What Anti Semitism Means

The basic meaning of anti-semitism is that it is a way of thinking and behaving that is hostile to Jewish people.  In its most vile form, it leads to ridicule,  exclusion,  persecution and finally,destruction.  It is more than that simple description, as anyone who has any knowledge of 20th century history is aware.  The biggest single example of antisemitism in action must be the Holocaust, where the Nazi regime, under Adolf Hitler, organized the destruction, by fire, of millions of Jews and other “undesirable” non-Aryans.  That was hostility taken to a monstrous exreme, but the thinking behind it needs some explanation to fully understand just what is antisemitism.

Just as with any form of stereotyping, where people have a fixed, immovable mindset about another group of people, misconceptions about the Jews drove antisemitism to horrific lengths.  In a defeated Germany, between WW1 and WW2, Jews were perceived as wealthy leeches, whereas the “German” people were suffering.  Jewish religious beliefs and practices were perceived to be a form of evil mysticism, black magic almost, too far divorced from the Lutheranism of the national religion.  Jews held prestigious positions in society, as doctors, lawyers and brilliant academicians.

Somehow, the fact that German Jews had fought and died for their German fatherland during WW1, and that they thought themselves Germans first, was ignored.  Their cultural heritage and contributions to the arts, philosophy and science were discounted, books were burned and Jews were victimised, depicted as ugly, evil enemies of Germany, its people and its culture.  After all, was it not the Jews who crucified Jesus?

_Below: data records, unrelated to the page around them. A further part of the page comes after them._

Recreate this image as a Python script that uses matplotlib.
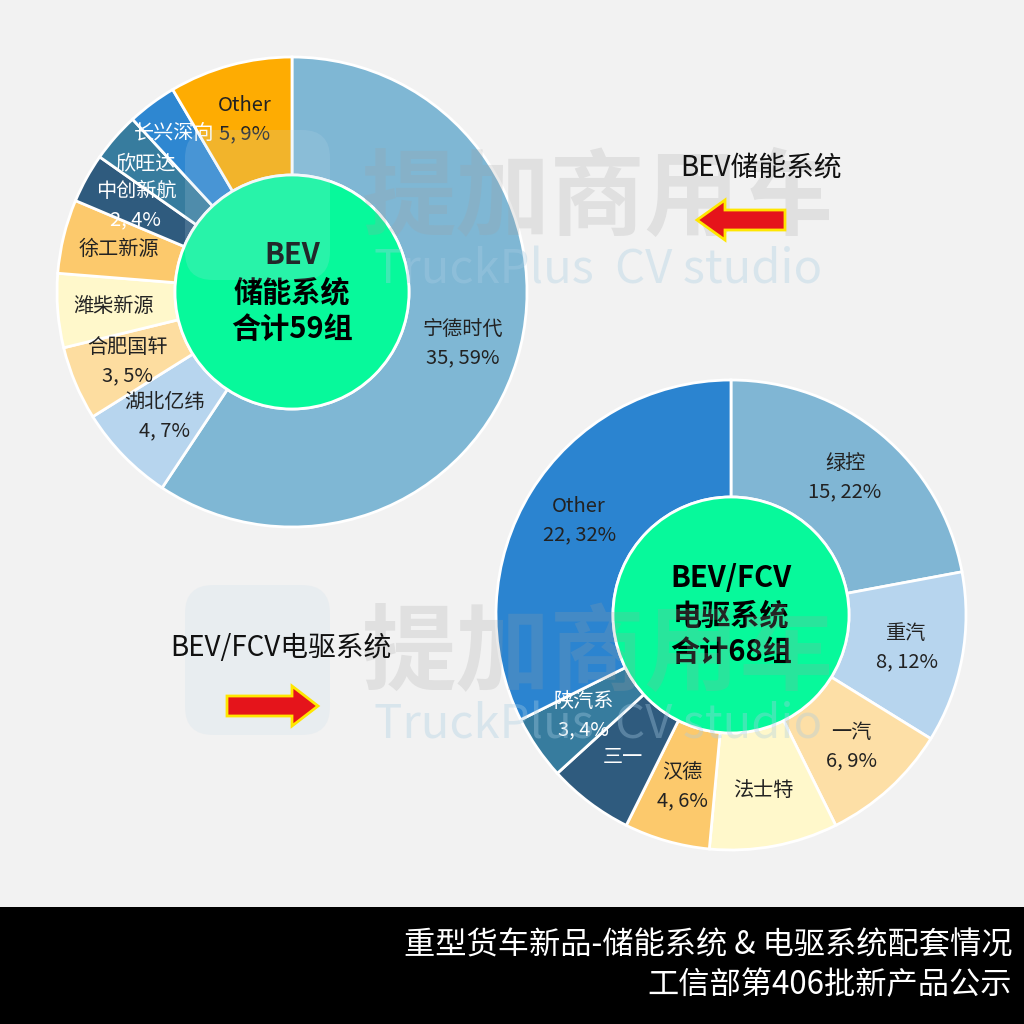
import numpy as np
import matplotlib
matplotlib.use("Agg")
import matplotlib.pyplot as plt
from matplotlib.patches import Circle, Rectangle, FancyArrow, FancyBboxPatch

plt.rcParams['font.family'] = ['Noto Sans CJK SC', 'DejaVu Sans']

# 储能系统 (BEV)
bev_names = ['宁德时代', '湖北亿纬', '合肥国轩', '潍柴新源', '徐工新源', '中创新航', '欣旺达', '长兴深向', 'Other']
bev_values = [35, 4, 3, 3, 3, 2, 2, 2, 5]
bev_pct = [59, 7, 5, 5, 5, 4, 4, 4, 9]   # as printed on the chart
bev_show_value = [True, True, True, False, False, True, False, False, True]
bev_colors = ['#7FB7D4', '#B7D5EE', '#FDDDA0', '#FFF8CB', '#FCC96C', '#2F5B7E', '#377C9E', '#2E87D1', '#FEAC02']
bev_text_colors = ['#222222', '#222222', '#222222', '#222222', '#222222', 'white', 'white', 'white', '#222222']

# 电驱系统 (BEV/FCV)
fcv_names = ['绿控', '重汽', '一汽', '法士特', '汉德', '三一', '陕汽系', 'Other']
fcv_values = [15, 8, 6, 6, 4, 4, 3, 22]
fcv_pct = [22, 12, 9, 9, 6, 6, 4, 32]
fcv_show_value = [True, True, True, False, True, False, True, True]
fcv_colors = ['#80B6D4', '#B7D5EE', '#FDDFA6', '#FFF8CB', '#FCC96C', '#2F5B7E', '#377C9E', '#2B84D0']
fcv_text_colors = ['#222222', '#222222', '#222222', '#222222', '#222222', 'white', 'white', '#222222']

# labels pushed further out so the thin slices don't collide
label_r = {'长兴深向': 0.84, '欣旺达': 0.83}

fig = plt.figure(figsize=(10.24, 10.24), dpi=100)
fig.patch.set_facecolor('#F2F2F2')
ax = fig.add_axes([0, 0, 1, 1])
ax.set_facecolor('#F2F2F2')


def donut(cx, cy, R, r_in, names, values, pct, show_value, colors, tcolors, center_text):
    ax.pie(values, colors=colors, startangle=90, counterclock=False,
           center=(cx, cy), radius=R,
           wedgeprops=dict(width=R - r_in, edgecolor='white', linewidth=2))
    total = sum(values)
    ang = 90.0
    for n, v, p, sv, tc in zip(names, values, pct, show_value, tcolors):
        span = v / total * 360
        mid = np.deg2rad(ang - span / 2)
        ang -= span
        rr = label_r.get(n, 0.76) * R
        x, y = cx + rr * np.cos(mid), cy + rr * np.sin(mid)
        txt = n + (f'\n{v}, {p}%' if sv else '')
        ax.text(x, y, txt, ha='center', va='center', fontsize=14.5, color=tc,
                linespacing=1.45, zorder=5)
    ax.add_patch(Circle((cx, cy), r_in, facecolor='#07F99B', edgecolor='white',
                        linewidth=2, zorder=4))
    ax.text(cx, cy, center_text, ha='center', va='center', fontsize=21,
            fontweight='bold', color='black', linespacing=1.3, zorder=6)


donut(292, 1024 - 292, 235, 117, bev_names, bev_values, bev_pct, bev_show_value,
      bev_colors, bev_text_colors, 'BEV\n储能系统\n合计59组')
donut(731, 1024 - 615, 235, 118, fcv_names, fcv_values, fcv_pct, fcv_show_value,
      fcv_colors, fcv_text_colors, 'BEV/FCV\n电驱系统\n合计68组')

# watermarks
for wy in (200, 655):
    ax.add_patch(FancyBboxPatch((185, 1024 - wy - 80), 145, 150,
                                boxstyle='round,pad=0,rounding_size=28',
                                facecolor='#BFD9EA', edgecolor='none', alpha=0.18, zorder=7))
    ax.text(598, 1024 - wy, '提加商用车', ha='center', va='center', fontsize=68,
            fontweight='bold', color='#A0A0A0', alpha=0.22, zorder=7)
    ax.text(598, 1024 - wy - 70, 'TruckPlus  CV studio', ha='center', va='center',
            fontsize=34, color='#A9CDE3', alpha=0.35, zorder=7)

# arrows and captions
ax.add_patch(FancyArrow(785, 1024 - 220, -60, 0, width=20, head_width=40,
                        head_length=28, length_includes_head=False,
                        facecolor='#E5141B', edgecolor='#FFE600', linewidth=2, zorder=8))
ax.text(680, 1024 - 168, 'BEV储能系统', ha='left', va='center', fontsize=20,
        color='#111111', zorder=8)
ax.add_patch(FancyArrow(227, 1024 - 706, 65, 0, width=20, head_width=40,
                        head_length=26, length_includes_head=False,
                        facecolor='#E5141B', edgecolor='#FFE600', linewidth=2, zorder=8))
ax.text(170, 1024 - 648, 'BEV/FCV电驱系统', ha='left', va='center', fontsize=20,
        color='#111111', zorder=8)

# bottom banner
ax.add_patch(Rectangle((0, 0), 1024, 117, facecolor='black', edgecolor='none', zorder=9))
ax.text(1012, 1024 - 945, '重型货车新品-储能系统 & 电驱系统配套情况', ha='right', va='center',
        fontsize=22.5, color='white', zorder=10)
ax.text(1012, 1024 - 985, '工信部第406批新产品公示', ha='right', va='center',
        fontsize=22.5, color='white', zorder=10)

ax.set_xlim(0, 1024)
ax.set_ylim(0, 1024)
ax.set_aspect('equal')
ax.axis('off')

plt.savefig('out.png', dpi=100, facecolor=fig.get_facecolor())
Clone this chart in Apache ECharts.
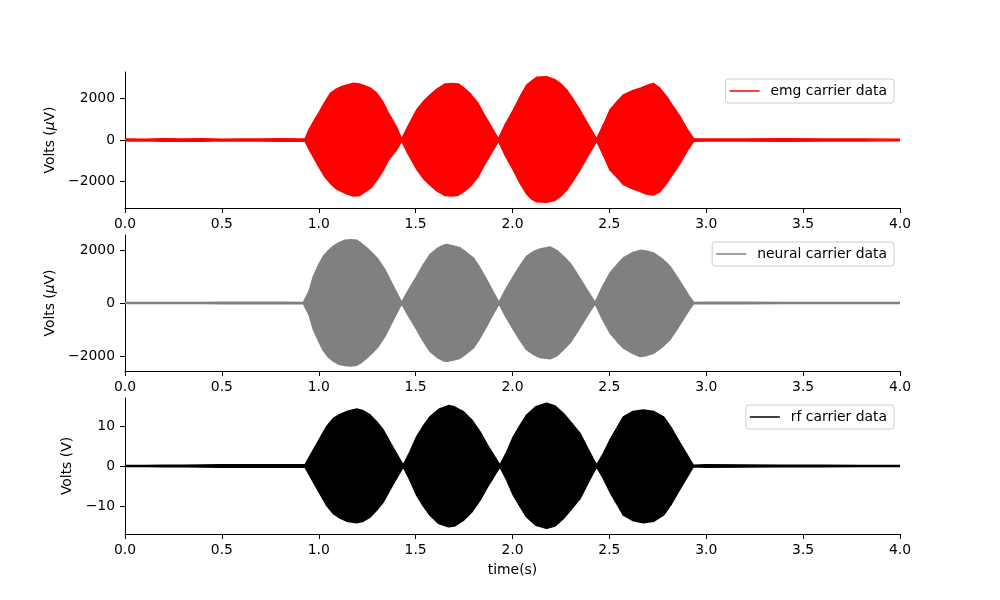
<!DOCTYPE html>
<html>
<head>
<meta charset="utf-8">
<script src="https://cdn.jsdelivr.net/npm/echarts@6/dist/echarts.min.js"></script>
<style>html,body{margin:0;padding:0;background:#fff}#c{width:1000px;height:600px}</style>
</head>
<body>
<div id="c"></div>
<script>
// ---- Data (envelope of the carrier signals) ----
const xTicks = [0, 0.5, 1, 1.5, 2, 2.5, 3, 3.5, 4];

const emgTime  = [0,0.1,0.2,0.3,0.4,0.5,0.6,0.7,0.8,0.9,0.93,0.95,0.98,1.0,1.03,1.06,1.09,1.12,1.15,1.18,1.21,1.24,1.27,1.30,1.33,1.36,1.40,1.428,
                  1.46,1.505,1.54,1.574,1.61,1.652,1.69,1.72,1.75,1.78,1.82,1.85,1.89,1.927,
                  1.96,2.004,2.04,2.073,2.10,2.125,2.176,2.22,2.25,2.28,2.31,2.348,2.39,2.434,
                  2.47,2.503,2.54,2.572,2.62,2.658,2.69,2.727,2.76,2.796,2.83,2.865,2.90,2.935,
                  3.0,3.2,3.4,3.6,3.8,4.0];
const emgUpper = [50,40,60,45,55,40,50,45,55,50,60,500,1000,1300,1800,2250,2450,2580,2660,2730,2700,2600,2480,2250,1850,1300,650,50,
                  650,1446,1850,2170,2450,2700,2720,2700,2500,2250,1800,1285,650,50,
                  700,1446,2100,2650,2850,3020,3050,2900,2700,2410,2000,1446,750,50,
                  750,1446,1850,2170,2380,2490,2620,2730,2500,2090,1600,1125,550,60,
                  50,45,55,45,50,40];
const emgLower = [-50,-40,-60,-45,-55,-40,-50,-45,-55,-50,-60,-450,-950,-1285,-1750,-2090,-2350,-2490,-2620,-2700,-2680,-2490,-2300,-1930,-1500,-965,-500,-50,
                  -650,-1400,-1850,-2170,-2450,-2680,-2700,-2660,-2480,-2250,-1800,-1285,-650,-50,
                  -700,-1446,-2100,-2600,-2850,-2980,-3000,-2900,-2700,-2410,-2000,-1446,-750,-50,
                  -750,-1446,-1800,-2150,-2350,-2470,-2600,-2650,-2500,-2090,-1600,-1125,-550,-60,
                  -50,-45,-55,-45,-50,-40];

const neuTime  = [0,0.1,0.2,0.3,0.4,0.5,0.6,0.7,0.8,0.92,0.95,0.972,1.0,1.024,1.05,1.075,1.105,1.135,1.165,1.196,1.22,1.247,1.277,1.307,1.34,1.368,1.40,1.428,
                  1.46,1.505,1.54,1.574,1.61,1.64,1.66,1.70,1.729,1.76,1.798,1.83,1.867,1.90,1.93,
                  1.96,2.004,2.04,2.073,2.11,2.142,2.194,2.23,2.262,2.30,2.331,2.38,2.426,
                  2.46,2.503,2.54,2.572,2.62,2.658,2.69,2.727,2.77,2.813,2.85,2.881,2.91,2.935,
                  3.0,3.2,3.4,3.6,3.8,4.0];
const neuUpper = [15,15,18,20,22,25,25,25,25,20,450,1000,1450,1765,1980,2145,2280,2375,2390,2375,2250,2085,1880,1640,1280,876,420,20,
                  450,1000,1450,1830,2050,2170,2210,2150,2085,1920,1700,1350,876,420,20,
                  450,1000,1420,1765,1950,2040,2115,1980,1765,1480,1130,550,20,
                  550,1130,1450,1700,1900,1990,1970,1890,1680,1385,980,620,280,20,
                  25,25,20,18,15,15];
const neuLower = [-15,-15,-18,-20,-22,-25,-25,-25,-25,-20,-450,-1000,-1450,-1800,-2050,-2200,-2320,-2360,-2380,-2350,-2250,-2085,-1880,-1640,-1280,-876,-420,-20,
                  -450,-1000,-1450,-1830,-2050,-2170,-2210,-2150,-2085,-1920,-1700,-1350,-876,-420,-20,
                  -450,-1000,-1420,-1765,-1950,-2060,-2110,-1990,-1765,-1480,-1130,-550,-20,
                  -550,-1130,-1450,-1700,-1900,-2020,-1990,-1900,-1680,-1385,-980,-620,-280,-20,
                  -25,-25,-20,-18,-15,-15];

const rfTime  = [0,0.1,0.2,0.3,0.4,0.5,0.6,0.7,0.8,0.9,0.929,0.96,1.006,1.04,1.075,1.11,1.144,1.196,1.23,1.265,1.30,1.333,1.385,1.436,
                 1.47,1.505,1.54,1.574,1.62,1.669,1.70,1.746,1.79,1.832,1.88,1.935,
                 1.97,2.004,2.04,2.073,2.12,2.176,2.22,2.262,2.30,2.348,2.39,2.434,
                 2.47,2.503,2.54,2.572,2.62,2.675,2.73,2.779,2.82,2.865,2.933,
                 3.0,3.2,3.4,3.6,3.8,4.0];
const rfUpper = [0.15,0.15,0.2,0.2,0.25,0.3,0.3,0.3,0.3,0.3,0.3,3.0,6.9,9.8,11.9,12.9,13.6,14.25,13.8,12.75,11.0,9.0,4.5,0.2,
                 3.5,7.3,10.0,12.3,14.2,15.1,14.8,13.6,11.5,8.6,4.5,0.2,
                 3.5,7.3,10.2,12.75,14.8,15.7,15.0,13.2,11.0,8.2,4.2,0.2,
                 3.2,6.5,9.6,12.3,13.6,14.0,13.6,12.3,9.5,5.7,0.2,
                 0.3,0.25,0.2,0.2,0.15,0.15];
const rfLower = [-0.15,-0.15,-0.2,-0.2,-0.25,-0.3,-0.3,-0.3,-0.3,-0.3,-0.3,-3.0,-6.9,-9.8,-11.9,-13.0,-13.8,-14.2,-13.8,-12.75,-11.0,-9.0,-4.5,-0.2,
                 -3.5,-7.3,-10.0,-12.3,-14.4,-15.2,-15.0,-13.6,-11.5,-8.6,-4.5,-0.2,
                 -3.5,-7.3,-10.2,-12.75,-14.8,-15.6,-15.0,-13.2,-11.0,-8.2,-4.2,-0.2,
                 -3.2,-6.5,-9.6,-12.3,-13.6,-14.2,-13.8,-12.3,-9.5,-5.7,-0.2,
                 -0.3,-0.25,-0.2,-0.2,-0.15,-0.15];

const yTicks1 = [-2000, 0, 2000];
const yTicks2 = [-2000, 0, 2000];
const yTicks3 = [-10, 0, 10];
const yRange1 = [-3277, 3277];
const yRange2 = [-2570, 2570];
const yRange3 = [-17, 17];

const names = ['emg carrier data', 'neural carrier data', 'rf carrier data'];
const colors = ['#ff0000', '#808080', '#000000'];

// ---- Chart ----
const FONT = 'DejaVu Sans';
const FS = 13.9;
const pairs = (t, v) => t.map((x, i) => [x, v[i]]);
const minus = v => String(v).replace('-', '\u2212');

const tops = [72, 235, 398];
const grids = tops.map(t => ({left: 125, width: 775, top: t, height: 136}));

function xAxis(i) {
  return {
    type: 'value', gridIndex: i, min: 0, max: 4, interval: 0.5,
    axisLine: {show: true, onZero: false, lineStyle: {color: '#000', width: 1}},
    axisTick: {show: true, length: 5, lineStyle: {color: '#000', width: 1}},
    axisLabel: {color: '#000', fontFamily: FONT, fontSize: FS, margin: 9,
      showMinLabel: true, showMaxLabel: true, formatter: v => v.toFixed(1)},
    splitLine: {show: false},
    name: i === 2 ? 'time(s)' : '', nameLocation: 'middle', nameGap: 29,
    nameTextStyle: {color: '#000', fontFamily: FONT, fontSize: FS}
  };
}
function yAxis(i, range, ticks, name, gap) {
  return {
    type: 'value', gridIndex: i, min: range[0], max: range[1],
    axisLine: {show: true, onZero: false, lineStyle: {color: '#000', width: 1}},
    axisTick: {show: true, length: 5, customValues: ticks, lineStyle: {color: '#000', width: 1}},
    axisLabel: {color: '#000', fontFamily: FONT, fontSize: FS, margin: 10,
      customValues: ticks, formatter: v => minus(v)},
    splitLine: {show: false},
    name: name, nameLocation: 'middle', nameRotate: 90, nameGap: gap,
    nameTextStyle: {color: '#000', fontFamily: FONT, fontSize: FS,
      rich: {m: {fontStyle: 'italic', fontFamily: FONT, fontSize: FS, color: '#000'}}}
  };
}
function band(i, t, v, seriesName) {
  return {
    type: 'line', name: seriesName, xAxisIndex: i, yAxisIndex: i,
    data: pairs(t, v), symbol: 'none', showSymbol: false, smooth: false,
    lineStyle: {color: colors[i], width: 1.5},
    itemStyle: {color: colors[i]},
    areaStyle: {color: colors[i], opacity: 1, origin: 0},
    z: 2
  };
}
function legend(top, right, name) {
  return {
    top: top, right: right, orient: 'vertical',
    data: [{name: name, icon: 'path://M0,0H30V1.5H0Z'}],
    itemWidth: 30, itemHeight: 14, padding: [5, 7, 5, 4],
    backgroundColor: 'rgba(255,255,255,0.8)', borderColor: '#cccccc', borderWidth: 1, borderRadius: 3,
    textStyle: {color: '#000', fontFamily: FONT, fontSize: FS, padding: [0, 0, 0, 6]},
    selectedMode: false
  };
}

const chart = echarts.init(document.getElementById('c'), null, {renderer: 'canvas'});
chart.setOption({
  animation: false,
  backgroundColor: '#fff',
  grid: grids,
  xAxis: [xAxis(0), xAxis(1), xAxis(2)],
  yAxis: [
    yAxis(0, yRange1, yTicks1, 'Volts ({m|\u03bc}V)', 59),
    yAxis(1, yRange2, yTicks2, 'Volts ({m|\u03bc}V)', 59),
    yAxis(2, yRange3, yTicks3, 'Volts (V)', 39)
  ],
  legend: [legend(79, 106, names[0]), legend(242, 106, names[1]), legend(405, 106, names[2])],
  series: [
    band(0, emgTime, emgUpper, names[0]),
    band(0, emgTime, emgLower, 'emg lower'),
    band(1, neuTime, neuUpper, names[1]),
    band(1, neuTime, neuLower, 'neural lower'),
    band(2, rfTime, rfUpper, names[2]),
    band(2, rfTime, rfLower, 'rf lower')
  ]
});
</script>
</body>
</html>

In an earlier period of history, in Russia, pogroms were carried out that looted and burned Jewish homes, denied them their property, their human rights and their lives.  All these actions were based on fear, prejudice and antisemitism.  Poland too was guilty of treating Jews as less than human; as a nation, they also used antisemitism to drive their policies.

You would think that humanity could learn something from history and that antisemitism is now a thing of the past.  That may well be the case in some enlightened societies.  But there are still vestiges of this remaining.  Being Jewish is still viewed by some as suspect, too different, and maybe even a threat.  Prejudice still means that Jews will not be allowed to join certain organizations and clubs, reserved for white, Anglo-Saxon Protestants.  That more subtle form of antisemitism is alive and well and rears its ugly head in many everyday situations. 

There is still the stereotyping that surrounds religious beliefs, economic wealth, alien cultural norms, misconceptions and ignorance that keep the practice of antisemitism alive.  The only hope that remains is that another Holocaust, at least in connection with Jews, can never be repeated.  We have learned from that, the horrific results of antisemitism.  I hope.